The two brothers, like everyone else in the cast, give solid performances. Both Gentile and Maurizio Bousso, as the apartment-dwelling brothers, are tenacious, driven, and stubborn men, certain in their convictions, even though their parallel paths may put them against one another. That said, it does feel like a piece is missing from Gentile’s story. Considering how lived-in his former home is, it feels like a jump to then join the police force, then a special unit that might see him evicting people he grew up with. While the film does wring as much drama from that scenario as possible, that lack of definition ultimately feels like a writerly contrivance.

This is almost certainly the case; The Legionnaire is an adaptation of director Hleb Papou’s short of the same name.
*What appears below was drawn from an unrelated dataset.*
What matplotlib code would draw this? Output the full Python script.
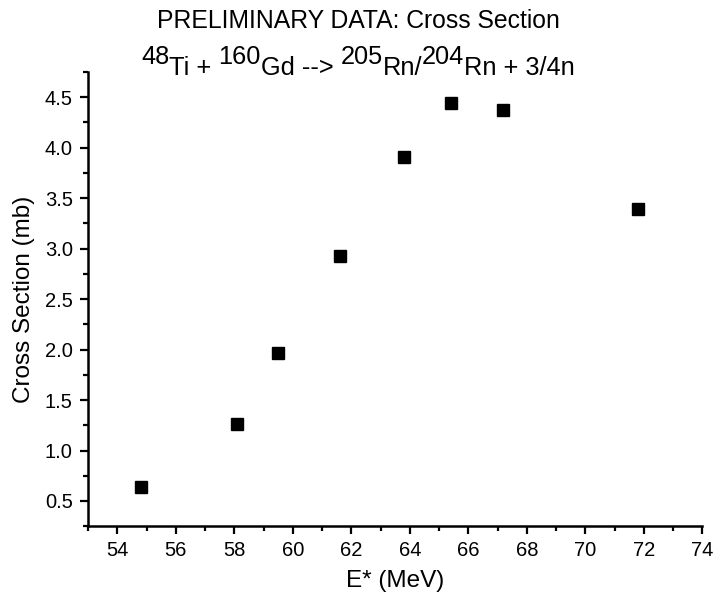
"""Cross section vs excitation energy, 48Ti + 160Gd"""
import matplotlib
matplotlib.use('Agg')
import matplotlib.pyplot as plt
from matplotlib.ticker import MultipleLocator

# Data
energy_mev = [54.8, 58.1, 59.5, 61.6, 63.8, 65.4, 67.2, 71.8]
cross_section_mb = [0.64, 1.26, 1.97, 2.93, 3.91, 4.44, 4.37, 3.39]

title_line1 = 'PRELIMINARY DATA: Cross Section'
# (text, is_superscript) pieces of the reaction line
title_line2 = [('48', True), ('Ti + ', False), ('160', True), ('Gd --> ', False),
               ('205', True), ('Rn/', False), ('204', True), ('Rn + 3/4n', False)]

plt.rcParams['font.family'] = ['Liberation Sans', 'DejaVu Sans']

W, H = 716, 600
fig = plt.figure(figsize=(W / 100, H / 100), dpi=100)
ax = fig.add_axes([0.123, 0.123, 0.858, 0.757])

ax.plot(energy_mev, cross_section_mb, linestyle='none', marker='s',
        markersize=8, color='black')

ax.set_xlim(53, 74)
ax.set_ylim(0.25, 4.75)
ax.xaxis.set_major_locator(MultipleLocator(2))
ax.xaxis.set_minor_locator(MultipleLocator(1))
ax.yaxis.set_major_locator(MultipleLocator(0.5))
ax.yaxis.set_minor_locator(MultipleLocator(0.25))
ax.yaxis.set_major_formatter(plt.FuncFormatter(lambda v, p: f'{v:.1f}'))

for side in ['top', 'right']:
    ax.spines[side].set_visible(False)
for side in ['left', 'bottom']:
    ax.spines[side].set_linewidth(1.8)

ax.tick_params(which='major', direction='out', length=6, width=1.6,
               labelsize=14.5, pad=5)
ax.tick_params(which='minor', direction='out', length=3.5, width=1.6)

ax.set_xlabel('E* (MeV)', fontsize=17.5, labelpad=7)
ax.set_ylabel('Cross Section (mb)', fontsize=17.5, labelpad=7)

# title line 1
title_size = 17.8
fig.text(0.5, 1 - 28 / H, title_line1, ha='center', va='baseline',
         fontsize=title_size)

# title line 2: full-size superscripts, placed piece by piece
line2_size = 18.3
renderer = fig.canvas.get_renderer()


def text_width(s):
    t = fig.text(0, 0, s + '|', fontsize=line2_size)
    bar = fig.text(0, 0, '|', fontsize=line2_size)
    w = t.get_window_extent(renderer).width - bar.get_window_extent(renderer).width
    t.remove()
    bar.remove()
    return w


widths = [text_width(s) for s, _ in title_line2]
x_px = W / 2 - sum(widths) / 2
base_px = 75
sup_px = 64
for (s, sup), w in zip(title_line2, widths):
    y_px = sup_px if sup else base_px
    fig.text(x_px / W, 1 - y_px / H, s, ha='left', va='baseline',
             fontsize=line2_size)
    x_px += w

fig.savefig('out.png', dpi=100)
Expanding the scope of that earlier film invites questions that hadn’t needed answering, and at a scant eighty minutes there simply isn’t enough time to truly flesh out both sides of this story. As hard as it is to imagine having real empathy for a riot cop, just a bit more context for his motivation in joining and staying in the force would have done wonders.

Even so, The Legionnaire does a good enough job cultivating a particular feel for both sides of the world the brothers find themselves on, and the intensity in their performances carries the film even as you wish to spend more time taking in their surroundings. This is an unusually accomplished first feature for a director, and I look forward to whatever he may bring in the future.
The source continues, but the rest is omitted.